■ **Supplied material**:

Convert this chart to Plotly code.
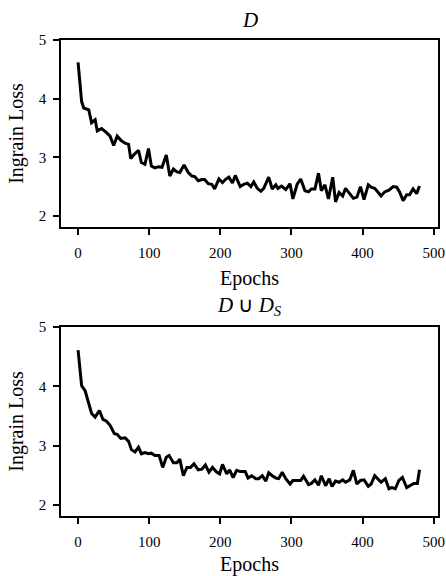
import plotly.graph_objects as go

# Top panel: D
epochs_d = [0, 5, 8, 15, 19, 24, 27, 33, 40, 45, 50, 55, 61, 66, 71, 74, 79, 85, 89, 94,
            99, 103, 108, 113, 118, 124, 129, 134, 139, 143, 149, 155, 160, 164, 169, 174, 178, 183, 188, 192,
            198, 203, 207, 212, 217, 221, 228, 233, 238, 243, 247, 252, 257, 261, 268, 273, 278, 281, 286, 292,
            298, 302, 308, 313, 319, 324, 328, 333, 338, 342, 347, 352, 358, 362, 367, 372, 376, 382, 387, 392,
            397, 402, 408, 412, 417, 422, 426, 431, 437, 443, 448, 452, 457, 462, 466, 471, 476, 480]
loss_d = [4.62, 3.95, 3.84, 3.81, 3.59, 3.64, 3.45, 3.49, 3.42, 3.36, 3.20, 3.36, 3.28, 3.24, 3.22, 2.98, 3.05, 3.12, 2.91, 2.88,
          3.15, 2.85, 2.82, 2.84, 2.83, 3.04, 2.68, 2.80, 2.75, 2.74, 2.87, 2.74, 2.68, 2.67, 2.60, 2.62, 2.62, 2.55, 2.54, 2.46,
          2.63, 2.57, 2.62, 2.66, 2.56, 2.69, 2.50, 2.54, 2.56, 2.50, 2.58, 2.47, 2.42, 2.47, 2.66, 2.46, 2.53, 2.47, 2.51, 2.45,
          2.55, 2.29, 2.54, 2.63, 2.43, 2.41, 2.46, 2.46, 2.73, 2.43, 2.53, 2.29, 2.66, 2.24, 2.40, 2.34, 2.47, 2.37, 2.30, 2.32,
          2.50, 2.28, 2.53, 2.49, 2.47, 2.40, 2.34, 2.41, 2.44, 2.50, 2.49, 2.41, 2.26, 2.36, 2.36, 2.46, 2.38, 2.51]

# Bottom panel: D ∪ D_S
epochs_ds = [0, 5, 10, 15, 19, 24, 30, 35, 40, 45, 51, 55, 60, 66, 71, 75, 80, 85, 89, 94,
             99, 103, 108, 114, 119, 124, 128, 134, 139, 143, 148, 153, 158, 163, 169, 174, 179, 184, 189, 194,
             199, 203, 209, 213, 218, 223, 228, 235, 239, 244, 250, 254, 259, 264, 268, 273, 278, 282, 287, 292,
             298, 302, 308, 313, 317, 324, 328, 333, 338, 342, 348, 353, 357, 362, 367, 372, 376, 382, 387, 392,
             397, 402, 408, 412, 417, 422, 426, 432, 437, 441, 446, 451, 456, 462, 466, 472, 477, 480]
loss_ds = [4.61, 4.01, 3.92, 3.72, 3.54, 3.48, 3.59, 3.44, 3.41, 3.34, 3.20, 3.19, 3.12, 3.13, 3.07, 2.93, 2.89, 2.97, 2.86, 2.88,
           2.86, 2.87, 2.83, 2.83, 2.63, 2.80, 2.83, 2.71, 2.71, 2.77, 2.49, 2.63, 2.63, 2.69, 2.59, 2.60, 2.67, 2.55, 2.63, 2.56,
           2.52, 2.68, 2.52, 2.59, 2.46, 2.58, 2.56, 2.56, 2.45, 2.49, 2.44, 2.44, 2.49, 2.40, 2.54, 2.49, 2.45, 2.44, 2.55, 2.44,
           2.35, 2.41, 2.41, 2.41, 2.48, 2.34, 2.36, 2.42, 2.33, 2.49, 2.32, 2.44, 2.31, 2.40, 2.38, 2.42, 2.38, 2.42, 2.58, 2.35,
           2.41, 2.42, 2.31, 2.35, 2.49, 2.42, 2.38, 2.44, 2.27, 2.29, 2.27, 2.41, 2.46, 2.29, 2.32, 2.36, 2.36, 2.59]

x_ticks = [0, 100, 200, 300, 400, 500]
y_ticks = [2, 3, 4, 5]
titles = ["<i>D</i>", "<i>D</i> ∪ <i>D<sub>S</sub></i>"]

FONT = "Liberation Serif, Times New Roman, Times, serif"

fig = go.Figure()
fig.add_trace(go.Scatter(x=epochs_d, y=loss_d, mode="lines",
                         line=dict(color="black", width=3), xaxis="x", yaxis="y", showlegend=False))
fig.add_trace(go.Scatter(x=epochs_ds, y=loss_ds, mode="lines",
                         line=dict(color="black", width=3), xaxis="x2", yaxis="y2", showlegend=False))

axis_common = dict(showline=True, linecolor="black", linewidth=1.5, mirror=True,
                   ticks="outside", ticklen=6, tickwidth=1.5, tickcolor="black",
                   showgrid=False, zeroline=False, automargin=False,
                   tickfont=dict(family=FONT, size=15, color="black"))

xa = dict(axis_common, range=[-24, 506], tickvals=x_ticks, ticklabelstandoff=5,
          title=dict(text="Epochs", font=dict(family=FONT, size=20, color="black"), standoff=11))
ya = dict(axis_common, range=[1.81, 5], tickvals=y_ticks, ticklabelstandoff=4,
          title=dict(text="Ingrain Loss", font=dict(family=FONT, size=20, color="black"), standoff=10))

fig.update_layout(
    width=446, height=576,
    font=dict(family=FONT, color="black"),
    margin=dict(l=61, r=8, t=40, b=60),
    paper_bgcolor="white", plot_bgcolor="white",
    xaxis=dict(xa, domain=[0, 1], anchor="y"),
    yaxis=dict(ya, domain=[0.607, 1], anchor="x"),
    xaxis2=dict(xa, domain=[0, 1], anchor="y2"),
    yaxis2=dict(ya, domain=[0, 0.397], anchor="x2"),
    annotations=[
        dict(text=titles[0], x=0.5, y=1, xref="paper", yref="paper", xanchor="center", yanchor="bottom",
             yshift=6, showarrow=False, font=dict(family=FONT, size=21, color="black")),
        dict(text=titles[1], x=0.5, y=0.397, xref="paper", yref="paper", xanchor="center", yanchor="bottom",
             yshift=6, showarrow=False, font=dict(family=FONT, size=21, color="black")),
    ],
)

fig.write_html("out.html", config={"displayModeBar": False},
               post_script="document.body.style.margin='0';document.body.style.padding='0';")
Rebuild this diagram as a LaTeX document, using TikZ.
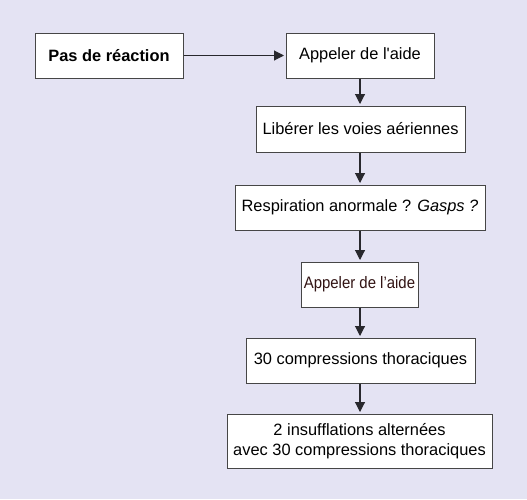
\documentclass[tikz,border=0pt]{standalone}
\usepackage{fontspec}
\setmainfont{Liberation Sans}
\usetikzlibrary{arrows.meta}
\definecolor{bg}{RGB}{228,227,243}
\definecolor{edge}{RGB}{70,70,70}
\definecolor{linec}{RGB}{40,40,45}
\definecolor{brownt}{RGB}{50,20,20}
\begin{document}
\begin{tikzpicture}[x=1pt,y=-1pt,
  box/.style={draw=edge,line width=1pt,fill=white,inner sep=0pt,align=center,font=\fontsize{16.4}{19}\selectfont},
  conn/.style={draw=linec,line width=1.1pt,shorten >=1.5pt,-{Triangle[length=10pt,width=10pt]}}]
\fill[bg] (0,0) rectangle (527,499);
\useasboundingbox (0,0) rectangle (527,499);
\node[box,minimum width=148pt,minimum height=45pt,font=\fontsize{16.4}{19}\selectfont\bfseries] (a) at (109,55.5) {Pas de réaction};
\node[box,minimum width=148pt,minimum height=45pt] (b) at (360,55.5) {Appeler de l\textquotesingle aide};
\node[box,minimum width=209pt,minimum height=46pt] (c) at (360.5,129) {Libérer les voies aériennes};
\node[box,minimum width=250pt,minimum height=45pt] (d) at (360,207.5) {Respiration anormale ? \textit{Gasps ?}};
\node[box,minimum width=117pt,minimum height=45pt,text=brownt,font=\fontsize{16.6}{19}\selectfont] (e) at (359.5,284.5) {\addfontfeature{FakeStretch=0.9}Appeler de l’aide};
\node[box,minimum width=229pt,minimum height=45pt] (f) at (360.5,360.5) {30 compressions thoraciques};
\node[box,minimum width=265pt,minimum height=54pt,font=\fontsize{16.4}{20}\selectfont] (g) at (359.5,441) {2 insufflations alternées\\avec 30 compressions thoraciques};
\draw[conn] (a) -- (b);
\draw[conn] (b.south -| 360,0) -- (c.north -| 360,0);
\draw[conn] (c.south -| 360,0) -- (d.north -| 360,0);
\draw[conn] (d.south -| 360,0) -- (e.north -| 360,0);
\draw[conn] (e.south -| 360,0) -- (f.north -| 360,0);
\draw[conn] (f.south -| 360,0) -- (g.north -| 360,0);
\end{tikzpicture}
\end{document}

■ **Task to complete**: Please extract exactly the lines of the data, from the first through the line containing "import plotly.graph_objects as go", and add no pictures to the copy.

■ **Result**:
Convert this chart to Plotly code.
import plotly.graph_objects as go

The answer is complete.